Tuesday, June 28, 2005

There was something about being passionate in the prompts for this week. If only I could find where I put that file. Anyway, my memory will serve me as best it can for now. Why am I passionate about writing?

I suppose it's always been in me, this desire to write, to express myself in this way. My mum taught me to read before I even started school. I recall the smiles on the faces of my teachers. As a little kid I felt sure they simply loved me, but now as an adult with children of my own, I understand that smile as one of pure joy. I had discovered the joy of reading. And it meant one less kid for the teacher to struggle with and drag through the process. Mum didn't set out to teach me to read before I even started school. She just loved stories and books herself. She'd sit us down each evening and read us a tale. I still remember how it felt all cosy in bed while her voice narrated the tales, the way she'd leave us hanging at the end of a chapter. No matter how much we begged she wouldn't read any more. Not until the next night. There were times I felt sure I'd never fall asleep for sheer suspense.
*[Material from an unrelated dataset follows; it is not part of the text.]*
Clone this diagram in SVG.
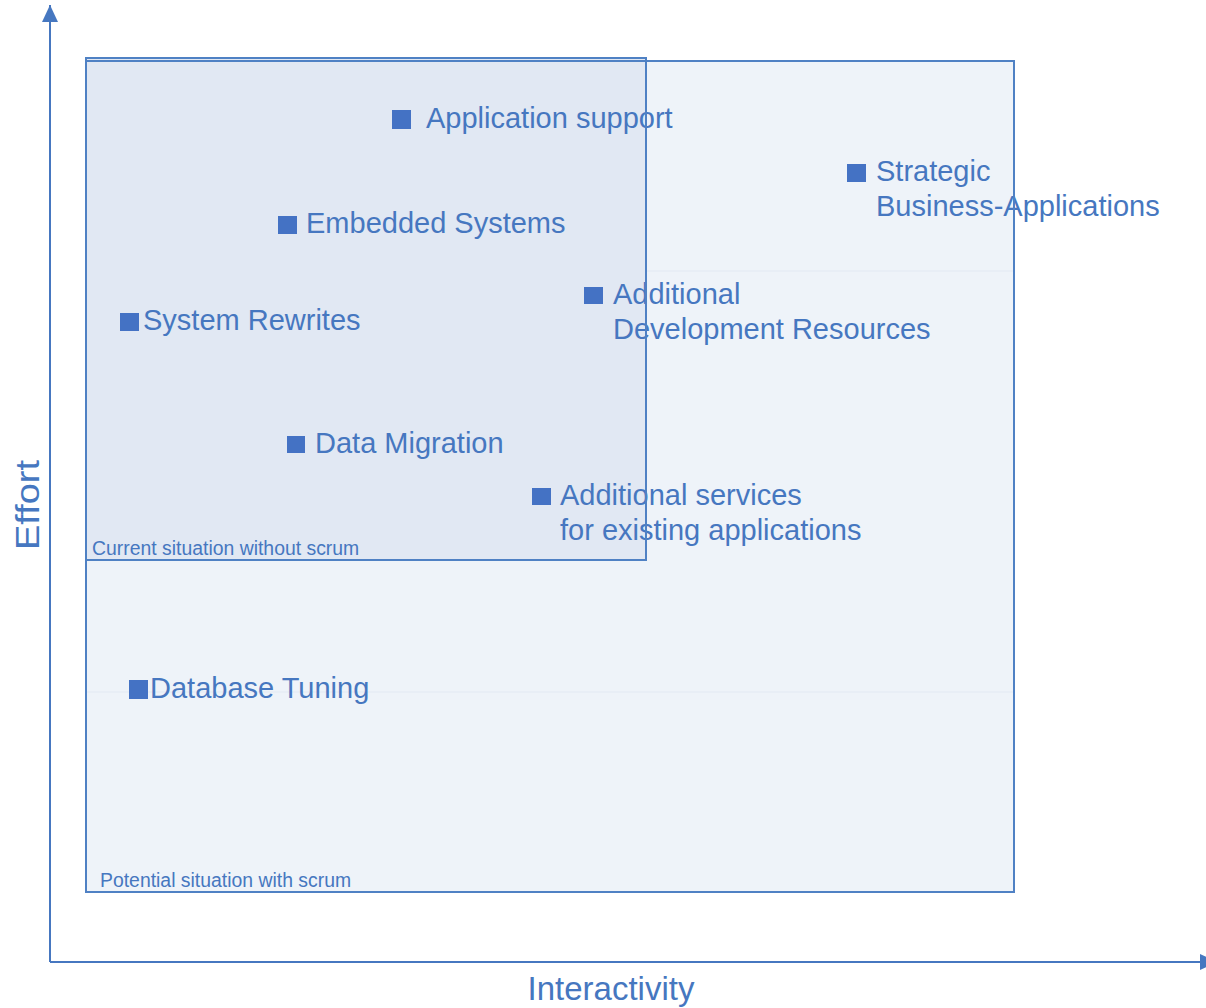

Of course I did fall asleep and dream wild scenes and strange imaginings under the safety of my bed covers. I recall staying up late to read until mum insisted I switch off the light. I continued this practice into my teen years. But that leads me back to the passion I've always had for words, writing, reading. It's just always been there. We played word games and toyed with the whole concept of what things meant. In primary school I won awards for my stories. The teachers would beam at me with that knowing smile and I felt the warmth of their happiness. But no one ever suggested I become a writer.

Dad encouraged my love of drawing clothing designs and mum tried to channel me into the traditional fields of typing, shorthand and business studies. My high school years were a mess of tumultuous emotions and drug use that ended with me getting kicked out before I finished my senior year. I'm not proud of that. I'm also not proud that I never learnt to accept the part of myself that was smart, clever, brainy, or whatever you want to call it. None of the other kids were as bright as me. I abused this part of myself, though, and the time I spent using drugs did damage, too. I just wanted to fit in. Being brilliant and finding the work easy made me stand out. There were other events that shaped this time of my life, too, but I prefer not to go there right now.
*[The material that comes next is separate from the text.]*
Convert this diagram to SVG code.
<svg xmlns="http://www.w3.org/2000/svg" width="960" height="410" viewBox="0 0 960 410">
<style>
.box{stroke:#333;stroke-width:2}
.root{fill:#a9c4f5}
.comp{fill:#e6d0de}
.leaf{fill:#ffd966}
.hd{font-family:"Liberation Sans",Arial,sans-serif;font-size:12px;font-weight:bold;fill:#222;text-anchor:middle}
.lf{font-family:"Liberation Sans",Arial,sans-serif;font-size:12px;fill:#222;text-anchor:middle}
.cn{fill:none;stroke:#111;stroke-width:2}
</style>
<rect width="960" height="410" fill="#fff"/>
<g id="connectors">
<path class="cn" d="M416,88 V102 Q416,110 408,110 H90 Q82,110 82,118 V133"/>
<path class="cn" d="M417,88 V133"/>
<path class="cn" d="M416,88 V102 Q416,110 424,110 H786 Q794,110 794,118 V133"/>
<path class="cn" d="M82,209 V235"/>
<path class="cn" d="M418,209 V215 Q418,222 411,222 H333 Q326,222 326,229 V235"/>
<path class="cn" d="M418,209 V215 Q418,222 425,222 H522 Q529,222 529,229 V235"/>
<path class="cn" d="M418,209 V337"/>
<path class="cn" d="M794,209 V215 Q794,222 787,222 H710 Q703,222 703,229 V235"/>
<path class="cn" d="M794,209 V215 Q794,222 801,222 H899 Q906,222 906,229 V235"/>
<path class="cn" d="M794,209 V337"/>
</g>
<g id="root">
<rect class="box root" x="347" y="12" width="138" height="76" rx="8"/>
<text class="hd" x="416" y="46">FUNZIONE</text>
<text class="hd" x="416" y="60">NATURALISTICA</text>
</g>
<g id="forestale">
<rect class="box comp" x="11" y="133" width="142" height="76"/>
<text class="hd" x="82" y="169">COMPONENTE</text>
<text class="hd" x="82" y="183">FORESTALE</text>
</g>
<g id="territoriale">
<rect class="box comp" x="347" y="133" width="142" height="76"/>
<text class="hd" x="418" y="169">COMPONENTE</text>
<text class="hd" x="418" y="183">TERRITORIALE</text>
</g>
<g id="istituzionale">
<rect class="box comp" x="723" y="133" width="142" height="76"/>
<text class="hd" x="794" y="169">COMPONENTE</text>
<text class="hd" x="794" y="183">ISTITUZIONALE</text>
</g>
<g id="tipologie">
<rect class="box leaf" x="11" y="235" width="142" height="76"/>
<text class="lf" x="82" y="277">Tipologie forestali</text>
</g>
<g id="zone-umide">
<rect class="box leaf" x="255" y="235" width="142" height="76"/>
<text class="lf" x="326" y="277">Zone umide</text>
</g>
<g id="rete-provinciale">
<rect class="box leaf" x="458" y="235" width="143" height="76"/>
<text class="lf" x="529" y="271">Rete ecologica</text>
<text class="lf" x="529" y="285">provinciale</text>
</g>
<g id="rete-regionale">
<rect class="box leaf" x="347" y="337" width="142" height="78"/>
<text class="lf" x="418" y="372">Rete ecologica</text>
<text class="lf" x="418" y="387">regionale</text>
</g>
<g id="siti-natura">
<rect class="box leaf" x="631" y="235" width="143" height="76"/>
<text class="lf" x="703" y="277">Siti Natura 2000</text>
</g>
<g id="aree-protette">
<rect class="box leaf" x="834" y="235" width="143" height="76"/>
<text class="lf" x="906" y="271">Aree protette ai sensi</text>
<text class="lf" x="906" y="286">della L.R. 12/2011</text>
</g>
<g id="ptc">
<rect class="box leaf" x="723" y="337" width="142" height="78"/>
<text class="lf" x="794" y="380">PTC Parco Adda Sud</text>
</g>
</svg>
Needless to say I missed any opportunity of going to uni. Instead I ended up living with some guy out in the sticks and riding around on the back of his motorbike whenever I could. I was unemployed and didn't care about anything much at all. But it was there, in those moments of boredom, that I rediscovered the joy of writing.

I recall sitting in that picturesque setting and pouring out my heart into this thick notebook I had from my final school year. I'd only used the book for the couple of weeks until I was dismissed. I found another use for the book. I wrote stories, plotted murders, described my setting and tried to find a way to end the aching loneliness I felt inside. But there were never the right words for that. Not then. When I finally left the guy and moved back to the coast life changed for me again. I was travelling, making plans to see Australia with my best friend. We realised our dream and drove off early one morning with promises of how long we'd be gone. But I never did return. On the other side of the country I met my Saviour and my husband and started a family. Those things kept me busy for a while, but it was the urge inside that drove me back to the page and to pick up my pen. Here I am now, still writing. Best leave it here, even though I'm not sure I actually answered the question.

2 Comments:

At 10:02 pm, Blogger dawn said...

I enjoyed reading about how you developed your passion for words, especially when you describe your mom and how she passed her love for words on to you.

 
At 12:33 pm, Anonymous Anonymous said...

Sounds like you have lead, and contiue to lead, a really amazing life. Have no regrets! It all helped build the amazing person you are today. I have the feeling I don't need to tell you this, but it is always a good thing to remember, especially in the throes of motherhood and marriage. ;)
I spent my fair share of early adult hood on the back of a motorcycle too. We have grown up together taking the scenic route to adulthood and responsibilty.